Irony, yes. But Fischer can't be terribly surprised. Any German government that went along with Cheney's and Bush's policies would quickly find itself in trouble at home. And as he says, Europeans can't count on the next President to have a substantially superior foreign policy to Bush's. He himself doesn't say it, though I will. A McCain administration's foreign policy would almost certainly be worse than Cheney's and Bush's, across the board, including on issues that matter most to EU countries.

The basic problem of NATO, in Fischer's view, shows itself especially in the Afhanistan War. On the one hand, Europe has a real interest in stability, peace and development in the Middle East and South Asia. But it can't be achieved the Cheney-Bush way, primarily through violence attempting to impose political solutions on difficult political and economic problems. And the European nations aren't willing to go fight whenever, wherever and however Washington wants them to. Unless a way is found for NATO to pursue a meaningful mission with a large measure of equal parnership among the participants, the prospects for its long-term viability and even survival are not good.

Interestingly enough, the committed European (i.e., advocate of European Union unity) Fischer is not optimistic about proposals to create an EU security force. He thinks in practice this will lead to "bilateralization", by which he means that it will wind up putting more emphasis on bilateral relations among, for instance, Britain and France, currently the leading proponents of such a policy.

Fischer states emphatically that NATO should not refuse to admit willing members like Ukraine and Georgia just because it makes Russia unhappy. But in practice, he thinks the current process is hosed, if I may summarize his position that way. Such an expansion will have real political consequences, not least in its effect on Western relations with Russia, and it would be foolish and irresponsible to pursue such a course without take full account of those consequences and making necessary preparations to deal with them.

He thinks the current pressure for such a move is almost exclusively a product of the Cheney-Bush administration's desire to show some kind of constructive foreign policy achievements. An interesting suggestion. But I'm not at all sure that Cheney especially and Bush also don't see the Iraq War, establishing a new precedent for preventive war, the use of torture, badly damaging international nuclear nonproliferation efforts and delaying common action on global climate change for years as being very positive accomplishments indeed.
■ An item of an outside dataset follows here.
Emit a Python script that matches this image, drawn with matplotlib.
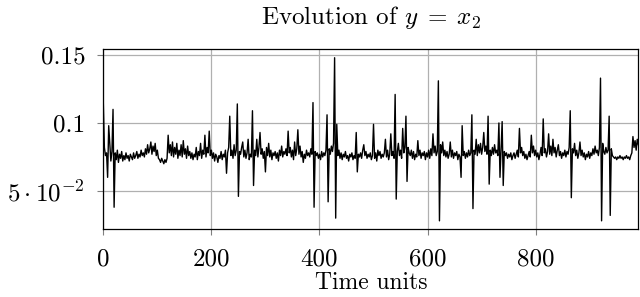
import matplotlib
matplotlib.use('Agg')
import matplotlib.pyplot as plt
import numpy as np

step = 2
y_vals = [
    0.115, 0.082, 0.076, 0.078, 0.060, 0.098, 0.085, 0.072, 0.079, 0.110, 0.038, 0.078, 0.073, 0.080, 0.071, 0.077, 0.074, 0.079, 0.072, 0.076,
    0.073, 0.078, 0.074, 0.076, 0.072, 0.077, 0.075, 0.073, 0.078, 0.074, 0.076, 0.079, 0.074, 0.077, 0.075, 0.080, 0.076, 0.078, 0.075, 0.081,
    0.077, 0.084, 0.078, 0.081, 0.086, 0.077, 0.083, 0.079, 0.085, 0.076, 0.080, 0.074, 0.073, 0.071, 0.074, 0.072, 0.070, 0.073, 0.071, 0.074,
    0.091, 0.078, 0.084, 0.076, 0.086, 0.075, 0.082, 0.077, 0.085, 0.074, 0.080, 0.076, 0.084, 0.075, 0.087, 0.077, 0.081, 0.074, 0.083, 0.076,
    0.079, 0.074, 0.078, 0.073, 0.077, 0.075, 0.082, 0.073, 0.079, 0.076, 0.085, 0.074, 0.080, 0.077, 0.091, 0.075, 0.082, 0.078, 0.094, 0.076,
    0.080, 0.074, 0.078, 0.072, 0.077, 0.075, 0.071, 0.076, 0.074, 0.079, 0.073, 0.077, 0.075, 0.080, 0.063, 0.078, 0.082, 0.105, 0.076, 0.080,
    0.074, 0.084, 0.076, 0.080, 0.114, 0.046, 0.079, 0.077, 0.082, 0.086, 0.075, 0.080, 0.074, 0.078, 0.088, 0.073, 0.077, 0.075, 0.109, 0.054,
    0.080, 0.076, 0.088, 0.075, 0.082, 0.093, 0.077, 0.081, 0.074, 0.079, 0.064, 0.082, 0.076, 0.085, 0.075, 0.080, 0.073, 0.078, 0.076, 0.079,
    0.074, 0.078, 0.072, 0.080, 0.076, 0.083, 0.075, 0.079, 0.077, 0.081, 0.076, 0.094, 0.078, 0.082, 0.075, 0.080, 0.073, 0.086, 0.076, 0.081,
    0.095, 0.077, 0.083, 0.075, 0.079, 0.071, 0.077, 0.074, 0.080, 0.076, 0.078, 0.075, 0.081, 0.077, 0.115, 0.038, 0.079, 0.076, 0.078, 0.074,
    0.077, 0.073, 0.079, 0.075, 0.078, 0.076, 0.080, 0.106, 0.042, 0.081, 0.077, 0.083, 0.079, 0.085, 0.148, 0.030, 0.099, 0.076, 0.080, 0.074,
    0.078, 0.073, 0.077, 0.075, 0.079, 0.074, 0.076, 0.072, 0.077, 0.075, 0.078, 0.073, 0.076, 0.074, 0.093, 0.064, 0.077, 0.075, 0.078, 0.074,
    0.080, 0.084, 0.076, 0.079, 0.074, 0.077, 0.075, 0.078, 0.073, 0.076, 0.099, 0.074, 0.078, 0.072, 0.080, 0.076, 0.079, 0.074, 0.077, 0.075,
    0.078, 0.088, 0.075, 0.080, 0.073, 0.077, 0.092, 0.076, 0.079, 0.074, 0.121, 0.044, 0.079, 0.085, 0.076, 0.080, 0.074, 0.096, 0.078, 0.082,
    0.105, 0.057, 0.082, 0.078, 0.076, 0.080, 0.074, 0.079, 0.073, 0.077, 0.075, 0.087, 0.076, 0.080, 0.074, 0.078, 0.076, 0.079, 0.073, 0.078,
    0.075, 0.080, 0.074, 0.081, 0.076, 0.092, 0.078, 0.083, 0.076, 0.079, 0.131, 0.028, 0.084, 0.078, 0.086, 0.076, 0.080, 0.075, 0.079, 0.074,
    0.077, 0.086, 0.075, 0.080, 0.074, 0.078, 0.076, 0.079, 0.073, 0.077, 0.075, 0.060, 0.098, 0.076, 0.079, 0.074, 0.078, 0.075, 0.080, 0.076,
    0.078, 0.106, 0.037, 0.080, 0.077, 0.088, 0.076, 0.084, 0.078, 0.085, 0.077, 0.082, 0.093, 0.079, 0.083, 0.077, 0.105, 0.055, 0.080, 0.076,
    0.082, 0.077, 0.084, 0.078, 0.080, 0.076, 0.100, 0.060, 0.081, 0.101, 0.054, 0.079, 0.076, 0.078, 0.074, 0.077, 0.075, 0.078, 0.073, 0.076,
    0.078, 0.074, 0.077, 0.080, 0.075, 0.096, 0.078, 0.082, 0.076, 0.079, 0.074, 0.077, 0.073, 0.076, 0.079, 0.075, 0.091, 0.078, 0.083, 0.076,
    0.080, 0.075, 0.078, 0.073, 0.077, 0.082, 0.076, 0.103, 0.078, 0.081, 0.075, 0.079, 0.092, 0.077, 0.083, 0.076, 0.088, 0.078, 0.082, 0.075,
    0.080, 0.084, 0.076, 0.079, 0.074, 0.078, 0.076, 0.080, 0.075, 0.079, 0.077, 0.082, 0.109, 0.045, 0.081, 0.078, 0.085, 0.076, 0.080, 0.074,
    0.078, 0.086, 0.076, 0.080, 0.075, 0.078, 0.073, 0.077, 0.075, 0.079, 0.074, 0.078, 0.076, 0.081, 0.077, 0.083, 0.078, 0.080, 0.076, 0.082,
    0.133, 0.028, 0.085, 0.079, 0.077, 0.082, 0.078, 0.080, 0.105, 0.032, 0.081, 0.076, 0.075, 0.074, 0.075, 0.073, 0.075, 0.074, 0.076, 0.074,
    0.075, 0.073, 0.075, 0.074, 0.076, 0.074, 0.075, 0.073, 0.076, 0.078, 0.090, 0.082, 0.087, 0.080, 0.088, 0.084,
]
t = np.arange(len(y_vals)) * step

x_ticks = [0, 200, 400, 600, 800]
y_ticks = [0.05, 0.1, 0.15]
y_labels = [r'$5\cdot10^{-2}$', '0.1', '0.15']

plt.rcParams['font.family'] = 'serif'
plt.rcParams['font.serif'] = ['cmr10', 'DejaVu Serif']
plt.rcParams['mathtext.fontset'] = 'cm'
plt.rcParams['axes.formatter.use_mathtext'] = True

fig = plt.figure(figsize=(6.4, 2.97), dpi=100)
ax = fig.add_axes([0.1614, 0.229, 0.836, 0.605])
ax.plot(t, y_vals, color='black', lw=1.0)
ax.set_xlim(0, 990)
ax.set_ylim(0.022, 0.1542)
ax.set_xticks(x_ticks)
ax.set_xticklabels([str(v) for v in x_ticks])
ax.set_yticks(y_ticks)
ax.set_yticklabels(y_labels)
ax.tick_params(labelsize=18, length=4, color='#808080', direction='out')
ax.tick_params(axis='x', pad=10)
ax.tick_params(axis='y', pad=9)
ax.grid(True, color='#b0b0b0', lw=0.9)
ax.set_axisbelow(True)
for s in ax.spines.values():
    s.set_linewidth(0.9)
ax.set_xlabel('Time units', fontsize=17, labelpad=1)
ax.set_title(r'Evolution of $y\;=\;x_2$', fontsize=18, pad=18)
fig.savefig('out.png', dpi=100)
Having dealt with them as German Foreign Minister in intense situations, though, I wouldn't accuse Joschka Fischer of being naive about those characters.

Fischer concludes by saying that the US Presidential election in 2008 will decide the fate of NATO. He's not this explicit, but I'll take the liberty of interpreting for him: if John "100 Years War" McCain is elected, NATO is dead. And I'm not sure that with either Obama or Clinton as President, that NATO can actually survive as a meaningful alliance.

The Afghanistan War is very unpopular in Europe, though the NATO governments have been willing to support the US there up to a point. But it's sure to leave bad memories in Europeans' minds. And only a slavishly pro-American Brit like that pathetic Tony Blair would want to be put in a situation like Cheney and Bush put our European allies in during the prelude to the Iraq War in 2002-3.

Julianne Smith and Michael Williams address the effects and implications of the Afghanistan War for the future of NATO in What Lies Beneath: The Future of NATO through the ISAF Prism (Center for Strategic and International Studies [CSIS]) 03/31/08:

This fundamental divide about the [Afghanistan] mission’s purpose and overarching goals has now reached the point where one can effectively speak of a two-tier alliance. Some allies do the fighting, while others build schools. This is a simplified argument of course, but it hits at the heart of the matter. It might be difficult for Berlin or Paris to garner domestic support for a greater role in the south of Afghanistan, especially in light of declining public support for the mission, but it has not been easy for Ottawa or The Hague either. NATO is based upon the idea of solidarity and the reluctance of some major allies to get more involved is seriously damaging the future of the Alliance, not to mention the success of the mission in Afghanistan. The lack of consensus amongst the allies on specific goals and tactics has meant that many allies have been (a) reluctant to contribute fighting troops and equipment and (b) have failed to standardize a 'NATO approach' to the country, instead utilising different combinations of military power and development in an entirely uncoordinated manner. (my emphasis)
Smith and Mitchell also observe:

The inability of the Alliance to agree on the exact nature of the [Afghanistan] mission can also be traced back to root differences in how the allies approach the world. Perceptions of the efficacy of force are not shared across the Alliance and this affects how NATO trains for and engages in missions. The troubles in Afghanistan cannot be seen as independent of NATO and the Alliance should learn from this. (my emphasis)
This is not a matter of figuring out clever wording for formal resolutions at annual NATO meetings. The United States is still supporting a Cold War level military budget and viewing the world as an endless series of threats. Despite the occasional touch of nostalgia for the glory days in Britain or France, the European powers have tried this ruling-the-world business. Liquidating their colonial empires and not seeking out wars to fight has worked pretty well for them. They are prepared to defend their countries against any likely conventional military threat. For the most part, they aren't interested in helping the US to remake the world in the image of Dick Cheney.

Given the Democrats' current positions of drawing down troops in Iraq to increase the military effort in Afghanistan, it's very possible that a Democratic administration would wind up accelerating the dissolving of NATO. And in itself, that's not necessarily a bad thing. If the US is going to continue the Bush Doctrine mission of purging evil from the world with cleansing violence, the disintegration of NATO might help focus the public's mind on the real costs of this mad concept.